Not sure, most of mine don't spit, it's usually a tip issue or build-up at the front. But they do sometimes do spit, not 100% sure what's the cause all the time, usually a little cleaning and they work okay.

Like I said maybe try the FX gun, which is a step up from the contractor (entry level) gun. It will last longer, needle doesn't sit in the fluid, etc. etc. I buy mine for around $140ish.


----------



## Damon T (Nov 22, 2008)

I've never had a contractor gun that didn't spit. Even brand new as you've experienced. Maybe the higher end guns are better? That's why I'm loving my hvlp setup, no spits. Great control. Sure, slower than airless, but predictable results. If a get a whole house remodel or custom I'll probably pickup a Titan multi finish AAA. 
I haven't seen the complaints that the graco guys have with the stock setups. Maybe nobody on here is using them though?


----------



## Epoxy Pro (Oct 7, 2012)

I had that issue and it drove me nuts, I bought new guns and problem solved, I do use the contractor grade guns for spraying primer and keep a rag handy so when the do spit I just wipe the tip, it's a pain in the arse but it seems to help.


----------



## Paradigmzz (May 5, 2010)

Damon T said:


> I've never had a contractor gun that didn't spit. Even brand new as you've experienced. Maybe the higher end guns are better? That's why I'm loving my hvlp setup, no spits. Great control. Sure, slower than airless, but predictable results. If a get a whole house remodel or custom I'll probably pickup a Titan multi finish AAA.
> I haven't seen the complaints that the graco guys have with the stock setups. Maybe nobody on here is using them though?
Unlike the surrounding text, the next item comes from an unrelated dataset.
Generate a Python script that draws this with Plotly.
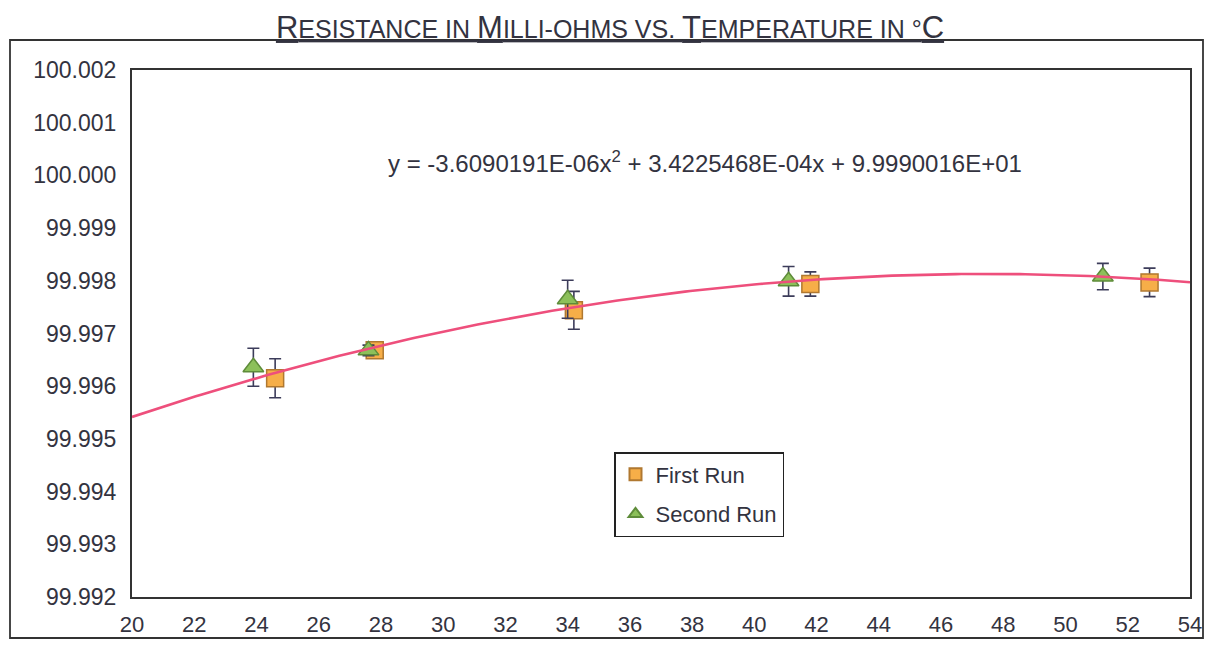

I have a titan and it doesnt seem to build up nearly as bad but I am going to make the change to a cal tech shortly.


----------



## JonM (Aug 3, 2012)

I guess I'll try ordering a Graco FTX II, but it's still a shot in the dark because there is no info on the graco website or anywhere else ive found that really explains the functional difference between the guns, nor do they acknowledge the spitting and suggest higher grade guns that aren't susceptible to it. I guess it's trial and error.


----------



## woodcoyote (Dec 30, 2012)

Sorry to say, but other than forums or talking to other painters out there, you won't find much info on the net. I know I've looked into it already for this and many other things.

Let us know how the new gun works, you might be the first to add something about it to the internet lol. Good luck!


----------



## mr.fixit (Aug 16, 2009)

the contractor guns should not spit at all. either there is a piece of debris between the needle and the diffuser seat or the needle or diffuser seat is pressure cut. there are rebuild kits available for all of the Graco contractor guns also. remove the tip guard then remove the diffuser it is on the front of the gun and can be removed with a 5/8 wrench blow it out with air and the chamber that has the needle in it also if that does not cure the problem you need to buy a rebuild kit or replace the gun whatever is easier for yourself.


----------